Dollar

US Dollar Forecast: Strengthens on CPI Expectations and Renewed China Trade Risks


Meanwhile, the euro remained subdued at $1.1609, while sterling stabilized at $1.335 after recovering from losses on softer UK inflation data that increased expectations for a Bank of England rate cut.

At 15:30 GMT, DXY is trading 99.008, up 0.127 or +0.13%.

CPI Report in Focus as Fed Eyes Labor Market Over Inflation

Markets are looking to Friday’s rescheduled CPI data for clues on US economic momentum. The report—delayed due to the government shutdown—will inform Social Security cost-of-living adjustments and could influence short-term sentiment even though the Federal Reserve has shifted its focus toward labor market health.
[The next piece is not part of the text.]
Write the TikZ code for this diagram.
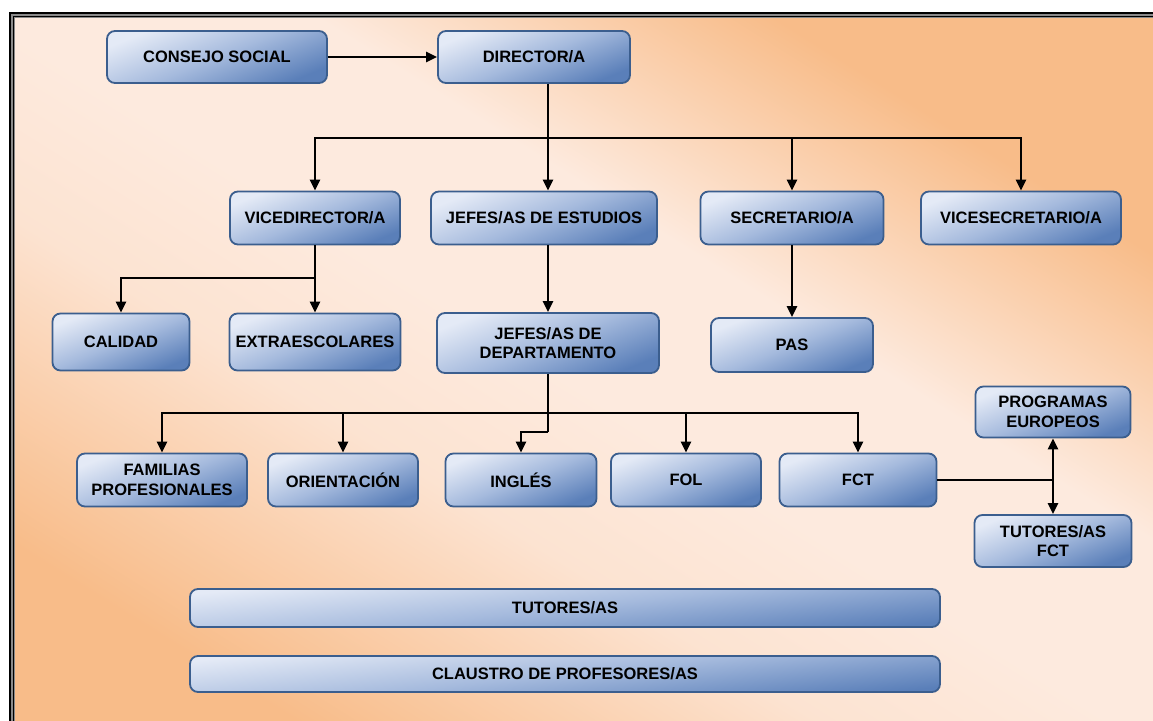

Economists expect headline CPI to rise 0.4% month over month in September, with core CPI projected at 0.3%. Year-over-year, both metrics are forecast at 3.1%. Analysts attribute ongoing inflationary pressure to tariff-driven goods pricing, particularly in apparel and furnishings. However, falling mortgage rates are seen as a moderating force, likely easing shelter costs and dampening overall inflation.

Trade Frictions Reignite, Treasury Yields Tick Higher

US Treasury yields rose modestly as the market digested comments from Treasury Secretary Scott Bessent, who confirmed potential export restrictions on US software to China. The 10-year yield climbed to 3.995%, while the 2-year and 30-year yields also posted gains.

President Trump announced a scheduled meeting with Chinese President Xi Jinping, fueling speculation around possible retaliatory measures after Beijing’s rare-earth restrictions. Any escalation could weigh on risk appetite and reinforce safe haven demand for the dollar.